*INSTRUCTIONS TO FOLLOW*:
Please give the listing again in its entirety, exactly as written.

*RECORD SET*:
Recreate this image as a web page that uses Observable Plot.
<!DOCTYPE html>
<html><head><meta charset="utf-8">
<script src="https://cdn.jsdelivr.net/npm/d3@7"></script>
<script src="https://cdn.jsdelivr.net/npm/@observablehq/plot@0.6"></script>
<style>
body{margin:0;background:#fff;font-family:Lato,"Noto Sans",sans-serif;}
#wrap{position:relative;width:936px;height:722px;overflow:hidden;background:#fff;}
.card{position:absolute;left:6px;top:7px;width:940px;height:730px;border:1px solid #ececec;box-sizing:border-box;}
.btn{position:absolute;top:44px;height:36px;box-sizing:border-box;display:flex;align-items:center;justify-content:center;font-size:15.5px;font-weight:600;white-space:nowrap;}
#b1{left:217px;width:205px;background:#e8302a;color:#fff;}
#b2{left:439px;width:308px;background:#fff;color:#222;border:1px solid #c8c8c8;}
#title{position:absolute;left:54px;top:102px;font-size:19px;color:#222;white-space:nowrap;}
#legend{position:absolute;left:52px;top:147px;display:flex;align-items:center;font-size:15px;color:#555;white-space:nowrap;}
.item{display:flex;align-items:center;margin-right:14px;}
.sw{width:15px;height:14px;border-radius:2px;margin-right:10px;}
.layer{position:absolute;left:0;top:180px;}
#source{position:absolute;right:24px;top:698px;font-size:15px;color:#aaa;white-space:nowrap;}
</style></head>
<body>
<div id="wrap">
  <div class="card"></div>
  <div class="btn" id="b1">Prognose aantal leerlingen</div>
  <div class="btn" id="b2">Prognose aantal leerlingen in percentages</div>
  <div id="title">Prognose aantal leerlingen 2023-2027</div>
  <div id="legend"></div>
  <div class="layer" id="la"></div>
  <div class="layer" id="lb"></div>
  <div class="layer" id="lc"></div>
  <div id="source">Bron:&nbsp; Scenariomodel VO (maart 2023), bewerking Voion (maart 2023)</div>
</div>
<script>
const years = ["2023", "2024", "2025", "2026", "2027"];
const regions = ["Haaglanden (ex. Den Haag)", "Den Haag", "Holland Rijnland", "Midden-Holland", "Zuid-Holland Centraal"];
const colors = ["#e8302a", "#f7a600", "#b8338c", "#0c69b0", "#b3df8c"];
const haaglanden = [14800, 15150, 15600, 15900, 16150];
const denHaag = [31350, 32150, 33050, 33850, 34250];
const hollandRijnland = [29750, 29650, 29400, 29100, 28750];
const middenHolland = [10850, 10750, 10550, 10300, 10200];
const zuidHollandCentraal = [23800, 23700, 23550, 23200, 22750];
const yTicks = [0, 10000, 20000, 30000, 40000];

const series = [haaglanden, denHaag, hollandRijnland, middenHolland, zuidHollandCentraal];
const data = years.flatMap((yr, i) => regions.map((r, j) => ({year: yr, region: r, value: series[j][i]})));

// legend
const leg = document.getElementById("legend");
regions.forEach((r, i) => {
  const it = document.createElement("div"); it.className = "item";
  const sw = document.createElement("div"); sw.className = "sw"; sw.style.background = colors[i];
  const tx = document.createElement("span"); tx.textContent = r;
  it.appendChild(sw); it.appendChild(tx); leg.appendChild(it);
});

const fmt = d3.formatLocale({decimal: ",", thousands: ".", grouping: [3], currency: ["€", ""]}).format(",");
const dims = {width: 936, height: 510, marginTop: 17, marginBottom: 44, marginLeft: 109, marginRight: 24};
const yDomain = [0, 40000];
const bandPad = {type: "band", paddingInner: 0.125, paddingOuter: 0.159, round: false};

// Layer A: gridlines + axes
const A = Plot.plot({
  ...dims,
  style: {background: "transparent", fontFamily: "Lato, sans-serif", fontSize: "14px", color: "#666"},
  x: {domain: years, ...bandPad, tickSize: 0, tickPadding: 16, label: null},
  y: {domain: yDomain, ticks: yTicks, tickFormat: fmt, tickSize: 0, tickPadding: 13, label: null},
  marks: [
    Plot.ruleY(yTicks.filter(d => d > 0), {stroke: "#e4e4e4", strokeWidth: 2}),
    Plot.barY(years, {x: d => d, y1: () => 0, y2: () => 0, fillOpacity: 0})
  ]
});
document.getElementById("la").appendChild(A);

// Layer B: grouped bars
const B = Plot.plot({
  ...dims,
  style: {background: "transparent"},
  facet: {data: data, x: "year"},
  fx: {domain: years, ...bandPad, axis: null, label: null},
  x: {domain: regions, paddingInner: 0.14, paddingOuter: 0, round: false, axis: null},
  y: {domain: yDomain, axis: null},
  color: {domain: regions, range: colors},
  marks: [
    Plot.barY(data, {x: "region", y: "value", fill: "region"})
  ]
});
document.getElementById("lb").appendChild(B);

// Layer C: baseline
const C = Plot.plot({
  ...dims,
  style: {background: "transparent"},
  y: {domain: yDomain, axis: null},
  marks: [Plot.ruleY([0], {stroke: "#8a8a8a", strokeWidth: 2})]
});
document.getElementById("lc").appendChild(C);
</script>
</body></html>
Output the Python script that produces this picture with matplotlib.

*WRITTEN SOLUTION*:
Recreate this image as a web page that uses Observable Plot.
<!DOCTYPE html>
<html><head><meta charset="utf-8">
<script src="https://cdn.jsdelivr.net/npm/d3@7"></script>
<script src="https://cdn.jsdelivr.net/npm/@observablehq/plot@0.6"></script>
<style>
body{margin:0;background:#fff;font-family:Lato,"Noto Sans",sans-serif;}
#wrap{position:relative;width:936px;height:722px;overflow:hidden;background:#fff;}
.card{position:absolute;left:6px;top:7px;width:940px;height:730px;border:1px solid #ececec;box-sizing:border-box;}
.btn{position:absolute;top:44px;height:36px;box-sizing:border-box;display:flex;align-items:center;justify-content:center;font-size:15.5px;font-weight:600;white-space:nowrap;}
#b1{left:217px;width:205px;background:#e8302a;color:#fff;}
#b2{left:439px;width:308px;background:#fff;color:#222;border:1px solid #c8c8c8;}
#title{position:absolute;left:54px;top:102px;font-size:19px;color:#222;white-space:nowrap;}
#legend{position:absolute;left:52px;top:147px;display:flex;align-items:center;font-size:15px;color:#555;white-space:nowrap;}
.item{display:flex;align-items:center;margin-right:14px;}
.sw{width:15px;height:14px;border-radius:2px;margin-right:10px;}
.layer{position:absolute;left:0;top:180px;}
#source{position:absolute;right:24px;top:698px;font-size:15px;color:#aaa;white-space:nowrap;}
</style></head>
<body>
<div id="wrap">
  <div class="card"></div>
  <div class="btn" id="b1">Prognose aantal leerlingen</div>
  <div class="btn" id="b2">Prognose aantal leerlingen in percentages</div>
  <div id="title">Prognose aantal leerlingen 2023-2027</div>
  <div id="legend"></div>
  <div class="layer" id="la"></div>
  <div class="layer" id="lb"></div>
  <div class="layer" id="lc"></div>
  <div id="source">Bron:&nbsp; Scenariomodel VO (maart 2023), bewerking Voion (maart 2023)</div>
</div>
<script>
const years = ["2023", "2024", "2025", "2026", "2027"];
const regions = ["Haaglanden (ex. Den Haag)", "Den Haag", "Holland Rijnland", "Midden-Holland", "Zuid-Holland Centraal"];
const colors = ["#e8302a", "#f7a600", "#b8338c", "#0c69b0", "#b3df8c"];
const haaglanden = [14800, 15150, 15600, 15900, 16150];
const denHaag = [31350, 32150, 33050, 33850, 34250];
const hollandRijnland = [29750, 29650, 29400, 29100, 28750];
const middenHolland = [10850, 10750, 10550, 10300, 10200];
const zuidHollandCentraal = [23800, 23700, 23550, 23200, 22750];
const yTicks = [0, 10000, 20000, 30000, 40000];

const series = [haaglanden, denHaag, hollandRijnland, middenHolland, zuidHollandCentraal];
const data = years.flatMap((yr, i) => regions.map((r, j) => ({year: yr, region: r, value: series[j][i]})));

// legend
const leg = document.getElementById("legend");
regions.forEach((r, i) => {
  const it = document.createElement("div"); it.className = "item";
  const sw = document.createElement("div"); sw.className = "sw"; sw.style.background = colors[i];
  const tx = document.createElement("span"); tx.textContent = r;
  it.appendChild(sw); it.appendChild(tx); leg.appendChild(it);
});

const fmt = d3.formatLocale({decimal: ",", thousands: ".", grouping: [3], currency: ["€", ""]}).format(",");
const dims = {width: 936, height: 510, marginTop: 17, marginBottom: 44, marginLeft: 109, marginRight: 24};
const yDomain = [0, 40000];
const bandPad = {type: "band", paddingInner: 0.125, paddingOuter: 0.159, round: false};

// Layer A: gridlines + axes
const A = Plot.plot({
  ...dims,
  style: {background: "transparent", fontFamily: "Lato, sans-serif", fontSize: "14px", color: "#666"},
  x: {domain: years, ...bandPad, tickSize: 0, tickPadding: 16, label: null},
  y: {domain: yDomain, ticks: yTicks, tickFormat: fmt, tickSize: 0, tickPadding: 13, label: null},
  marks: [
    Plot.ruleY(yTicks.filter(d => d > 0), {stroke: "#e4e4e4", strokeWidth: 2}),
    Plot.barY(years, {x: d => d, y1: () => 0, y2: () => 0, fillOpacity: 0})
  ]
});
document.getElementById("la").appendChild(A);

// Layer B: grouped bars
const B = Plot.plot({
  ...dims,
  style: {background: "transparent"},
  facet: {data: data, x: "year"},
  fx: {domain: years, ...bandPad, axis: null, label: null},
  x: {domain: regions, paddingInner: 0.14, paddingOuter: 0, round: false, axis: null},
  y: {domain: yDomain, axis: null},
  color: {domain: regions, range: colors},
  marks: [
    Plot.barY(data, {x: "region", y: "value", fill: "region"})
  ]
});
document.getElementById("lb").appendChild(B);

// Layer C: baseline
const C = Plot.plot({
  ...dims,
  style: {background: "transparent"},
  y: {domain: yDomain, axis: null},
  marks: [Plot.ruleY([0], {stroke: "#8a8a8a", strokeWidth: 2})]
});
document.getElementById("lc").appendChild(C);
</script>
</body></html>
Output the Python script that produces this picture with matplotlib.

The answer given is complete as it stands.